Chiles Linke verhindert Rückschritt

Martin Ling über die Ablehnung des Verfassungsentwurfs in Chile

Es ist ein bitterer Sieg der Linken, aber es ist ein Sieg: Fast 56 Prozent der Chilen*innen haben den Verfassungsentwurf des von rechts und ultrarechts dominierten Verfassungsrats abgelehnt. Dieser Entwurf ist sogar noch ein Rückschritt gegenüber der Verfassung von 1980 aus der Pinochet-Diktatur, weil er in den vergangenen Jahren nachträglich vorgenommene Korrekturen, beispielsweise eine relative Liberalisierung der Abtreibungsregelung, wieder infrage gestellt und das neoliberale Modell im Bildungs-, Gesundheits- und Rentensystem sogar weiter vertieft hätte. Der Entwurf trug die Handschrift des ultrarechten Präsidentschaftskandidaten José Antonio Kast.

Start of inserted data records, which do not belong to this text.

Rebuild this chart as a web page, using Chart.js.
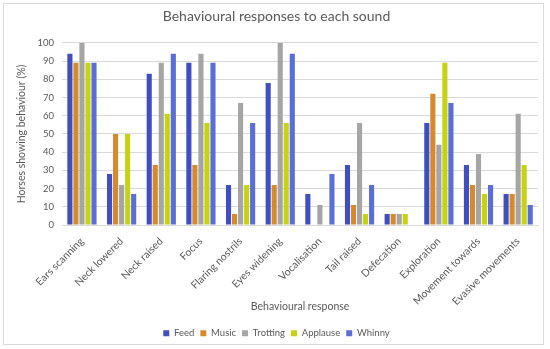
<!DOCTYPE html>
<html><head><meta charset="utf-8">
<script src="https://cdn.jsdelivr.net/npm/chart.js@4/dist/chart.umd.min.js"></script>
<style>
html,body{margin:0;padding:0;background:#fff;}
#wrap{position:relative;width:550px;height:349px;}
#frame{position:absolute;left:3px;top:3px;width:541px;height:342px;border:1px solid #d9d9d9;box-sizing:border-box;}
canvas{position:absolute;left:0;top:0;}
</style></head>
<body>
<div id="wrap"><div id="frame"></div><canvas id="c" width="550" height="349"></canvas></div>
<script>
const categories = ["Ears scanning","Neck lowered","Neck raised","Focus","Flaring nostrils","Eyes widening","Vocalisation","Tail raised","Defecation","Exploration","Movement towards","Evasive movements"];
const feed     = [94,28,83,89,22,78,17,33,6,56,33,17];
const music    = [89,50,33,33,6,22,0,11,6,72,22,17];
const trotting = [100,22,89,94,67,100,11,56,6,44,39,61];
const applause = [89,50,61,56,22,56,0,6,6,89,17,33];
const whinny   = [89,17,94,89,56,94,28,22,0,67,22,11];
const yTicks = [0,10,20,30,40,50,60,70,80,90,100];

const textColor = '#595959';
const font = "Lato, 'Open Sans', sans-serif";
new Chart(document.getElementById('c'), {
  type: 'bar',
  data: {
    labels: categories,
    datasets: [
      {label:'Feed', data: feed, backgroundColor:'#3F4FBF'},
      {label:'Music', data: music, backgroundColor:'#D68A2E'},
      {label:'Trotting', data: trotting, backgroundColor:'#A5A5A5'},
      {label:'Applause', data: applause, backgroundColor:'#C5D313'},
      {label:'Whinny', data: whinny, backgroundColor:'#5A6ED6'}
    ]
  },
  options: {
    responsive:false, animation:false,
    layout:{padding:{left:15,right:12,top:6,bottom:1}},
    datasets:{bar:{categoryPercentage:0.76, barPercentage:0.85}},
    plugins:{
      title:{display:true,text:'Behavioural responses to each sound',color:textColor,font:{family:font,size:14,weight:'normal'},padding:{top:2,bottom:18}},
      legend:{position:'bottom',labels:{boxWidth:6,boxHeight:6,color:textColor,font:{family:font,size:9.5},padding:6}},
      tooltip:{enabled:false}
    },
    scales:{
      x:{
        grid:{display:false},
        border:{color:'#d9d9d9'},
        ticks:{color:textColor,font:{family:font,size:10.5},minRotation:45,maxRotation:45,autoSkip:false,padding:2},
        title:{display:true,text:'Behavioural response',color:textColor,font:{family:font,size:10.5},padding:{top:-10,bottom:10}}
      },
      y:{
        min:0,max:100,
        afterBuildTicks:(ax)=>{ax.ticks = yTicks.map(v=>({value:v}));},
        grid:{color:'#d9d9d9',drawTicks:false},
        border:{display:false},
        ticks:{color:textColor,font:{family:font,size:9.5},padding:8},
        title:{display:true,text:'Horses showing behaviour (%)',color:textColor,font:{family:font,size:10.5},padding:{top:0,bottom:2}}
      }
    }
  }
});
</script>
</body></html>
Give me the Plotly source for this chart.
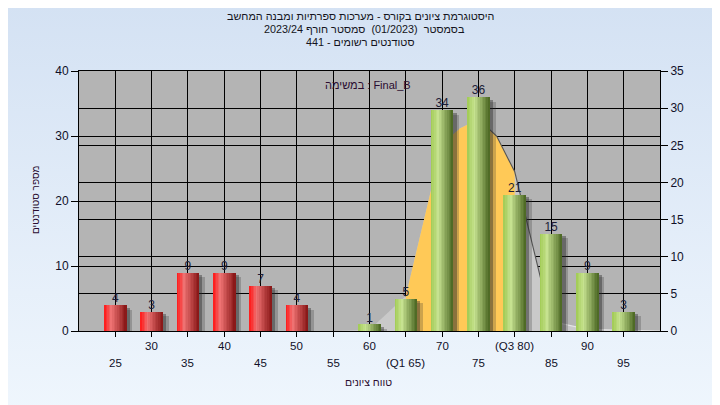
import base64
import plotly.graph_objects as go

# ---------------- data ----------------
CATS = [25, 30, 35, 40, 45, 50, 55, 60, 65, 70, 75, 80, 85, 90, 95]
COUNTS = [4, 3, 9, 9, 7, 4, 0, 1, 5, 34, 36, 21, 15, 9, 3]
X_LABELS = ["25", "30", "35", "40", "45", "50", "55", "60", "(Q1 65)",
            "70", "75", "(Q3 80)", "85", "90", "95"]
PASS_MARK = 55
Q1, Q3 = 65, 80
CURVE_X = [55, 60, 65, 70, 72.5, 75, 77.5, 80, 85, 90, 95, 100]
CURVE_Y = [0, 0.2, 5.4, 28.8, 31.2, 32.6, 30.0, 24.5, 1.5, 0.25, 0.1, 0]
LEFT_TICKS = [0, 10, 20, 30, 40]
RIGHT_TICKS = [0, 5, 10, 15, 20, 25, 30, 35]
TITLE_LINES = [
    "היסטוגרמת ציונים בקורס - מערכות ספרתיות ומבנה המחשב",
    "בסמסטר  (01/2023)  סמסטר חורף 2023/24",
    "סטודנטים רשומים - 441",
]
LEGEND_TEXT = "במשימה : Final_B"
X_TITLE = "טווח ציונים"
Y_TITLE = "מספר סטודנטים"

# ---------------- layout geometry ----------------
W, H = 720, 405
# observed placement of the paper area in the rendered page
PAPER_X0, PAPER_W = 8.0, 720.0
PAPER_Y0, PAPER_H = 16.4, 388.0
PX0, PX1, PY0, PY1 = 79, 660, 72, 330
FONT = "Liberation Sans, Arial, DejaVu Sans, sans-serif"


def px(x):
    return (x - PAPER_X0) / PAPER_W


def py(y):
    return 1 - (y - PAPER_Y0) / PAPER_H


BAR_W = 3.1
N_SLICES = 14
RED_STOPS = [(0.0, (255, 22, 22)), (0.32, (238, 114, 114)), (1.0, (134, 20, 20))]
GREEN_STOPS = [(0.0, (160, 202, 82)), (0.32, (198, 226, 144)), (1.0, (72, 100, 32))]


def grad(stops, t):
    for (p0, c0), (p1, c1) in zip(stops[:-1], stops[1:]):
        if p0 <= t <= p1:
            f = (t - p0) / (p1 - p0)
            return "rgb(%d,%d,%d)" % tuple(round(a + (b - a) * f) for a, b in zip(c0, c1))
    return "rgb(%d,%d,%d)" % stops[-1][1]


fig = go.Figure()

# normal-like curve (base subplot, below bars)
fig.add_trace(go.Scatter(x=CURVE_X, y=CURVE_Y, mode="lines", line=dict(width=0, color="#C8C8C8"),
                         fill="tozeroy", fillcolor="#C9C9C9", hoverinfo="skip", showlegend=False))
qx = [x for x in CURVE_X if Q1 <= x <= Q3]
qy = [y for x, y in zip(CURVE_X, CURVE_Y) if Q1 <= x <= Q3]
fig.add_trace(go.Scatter(x=qx, y=qy, mode="lines", line=dict(width=0, color="#FFC957"),
                         fill="tozeroy", fillcolor="#FFC957", hoverinfo="skip", showlegend=False))
lx = [x for x in CURVE_X if 75 <= x <= 85]
ly = [y for x, y in zip(CURVE_X, CURVE_Y) if 75 <= x <= 85]
fig.add_trace(go.Scatter(x=lx, y=ly, mode="lines", line=dict(width=1.1, color="#555555"),
                         hoverinfo="skip", showlegend=False))
tx = [x for x in CURVE_X if x >= 85]
ty = [y for x, y in zip(CURVE_X, CURVE_Y) if x >= 85]
fig.add_trace(go.Scatter(x=tx, y=ty, mode="lines", line=dict(width=1.2, color="#E6E6E6"),
                         hoverinfo="skip", showlegend=False))

# invisible trace to show right axis
fig.add_trace(go.Scatter(x=[CATS[0]], y=[0], yaxis="y2", mode="markers",
                         marker=dict(opacity=0), hoverinfo="skip", showlegend=False))

# shadows
for off, col, base in [(0.8, "rgba(40,40,40,0.24)", -0.7), (0.45, "rgba(40,40,40,0.4)", -0.45)]:
    fig.add_trace(go.Bar(x=CATS, y=COUNTS, base=base, yaxis="y3", width=BAR_W,
                         offset=-BAR_W / 2 + off, marker=dict(color=col, line=dict(width=0)),
                         hoverinfo="skip", showlegend=False))

# cylinder-shaded bars (vertical slices)
sw = BAR_W / N_SLICES
for i in range(N_SLICES):
    t = (i + 0.5) / N_SLICES
    cols = [grad(RED_STOPS if c < PASS_MARK else GREEN_STOPS, t) for c in CATS]
    fig.add_trace(go.Bar(x=CATS, y=COUNTS, yaxis="y3",
                         width=sw * (1.6 if i < N_SLICES - 1 else 1.0),
                         offset=-BAR_W / 2 + i * sw,
                         marker=dict(color=cols, line=dict(width=0)),
                         hoverinfo="skip", showlegend=False))

# value labels
fig.add_trace(go.Scatter(x=CATS, y=COUNTS, yaxis="y3", mode="text",
                         text=[str(c) if c > 0 else "" for c in COUNTS],
                         textposition="top center", cliponaxis=False,
                         textfont=dict(family=FONT, size=12, color="#1c1c36"),
                         hoverinfo="skip", showlegend=False))

# background gradient
svg = ('<svg xmlns="http://www.w3.org/2000/svg" width="720" height="405" preserveAspectRatio="none">'
       '<defs><linearGradient id="g" x1="0" y1="0" x2="0" y2="1">'
       '<stop offset="0" stop-color="#D3E1F3"/><stop offset="1" stop-color="#EFF6FD"/>'
       '</linearGradient></defs><rect width="720" height="405" fill="url(#g)"/></svg>')
src = "data:image/svg+xml;base64," + base64.b64encode(svg.encode()).decode()

annotations = []
for i, (t, yy) in enumerate(zip(TITLE_LINES, [17, 30, 43])):
    annotations.append(dict(text=t, x=px(360 + (4 if i == 1 else 0)), y=py(yy), xref="paper", yref="paper",
                            showarrow=False, xanchor="center", yanchor="middle",
                            font=dict(family=FONT, size=10.8, color="#141420")))
for i, (c, lab) in enumerate(zip(CATS, X_LABELS)):
    annotations.append(dict(text=lab, x=c, y=py(362 if i % 2 == 0 else 345), xref="x", yref="paper",
                            showarrow=False, xanchor="center", yanchor="middle",
                            font=dict(family=FONT, size=11.5, color="#101028")))
annotations.append(dict(text=LEGEND_TEXT, x=px(368), y=py(86), xref="paper", yref="paper",
                        showarrow=False, xanchor="center", yanchor="middle",
                        font=dict(family=FONT, size=11, color="#2a0c30")))
annotations.append(dict(text=X_TITLE, x=px(368), y=py(381), xref="paper", yref="paper",
                        showarrow=False, xanchor="center", yanchor="middle",
                        font=dict(family=FONT, size=10.5, color="#2a0c30")))
annotations.append(dict(text=Y_TITLE, x=px(35), y=py(200), xref="paper", yref="paper",
                        showarrow=False, xanchor="center", yanchor="middle", textangle=-90,
                        font=dict(family=FONT, size=10, color="#2a0c30")))

axis_common = dict(showgrid=True, gridcolor="black", gridwidth=1, zeroline=False,
                   showline=True, linecolor="black", linewidth=1,
                   ticks="outside", tickcolor="black", ticklen=7,
                   tickfont=dict(family=FONT, size=12, color="#101028"), fixedrange=True)

fig.update_layout(
    width=W, height=H, autosize=False,
    margin=dict(l=0, r=0, t=0, b=0),
    paper_bgcolor="#D3E1F3", plot_bgcolor="rgba(0,0,0,0)",
    barmode="overlay", bargap=0,
    showlegend=False,
    xaxis=dict(domain=[px(PX0), px(PX1)], range=[20, 100], tickvals=CATS, showticklabels=False,
               showgrid=True, gridcolor="black", gridwidth=1, zeroline=False,
               showline=True, linecolor="black", mirror=True,
               ticks="outside", ticklen=5, tickcolor="black", fixedrange=True, anchor="y"),
    yaxis=dict(domain=[py(PY1), py(PY0)], range=[0, 40], tickvals=LEFT_TICKS, anchor="x", **axis_common),
    yaxis2=dict(overlaying="y", side="right", range=[0, 35], tickvals=RIGHT_TICKS, anchor="x", **axis_common),
    yaxis3=dict(overlaying="y", range=[0, 40], visible=False, fixedrange=True),
    images=[dict(source=src, xref="paper", yref="paper", x=-0.03, y=1.06, sizex=1.06, sizey=1.08,
                 sizing="stretch", xanchor="left", yanchor="top", layer="below")],
    shapes=[dict(type="rect", xref="paper", yref="paper", x0=px(PX0), x1=px(PX1), y0=py(PY1), y1=py(PY0),
                 fillcolor="#B4B4B4", line=dict(width=0), layer="below")],
    annotations=annotations,
)

fig.write_html("out.html")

Der Sieg ist bitter, weil die Pinochet-Verfassung bis auf Weiteres in Kraft bleibt und weil die Linke mit ihrem eigenen progressiven Verfassungsentwurf im September 2022 selbst krachend im Plebiszit gescheitert war. Es ist nicht absehbar, wann die Linke ähnlich wie nach der Rebellion 2019 wieder Kraft zu einem neuen Anlauf für eine progressive Verfassung findet. Dann bedarf es einer besseren und stärkeren politischen Kommunikation als beim ersten Versuch.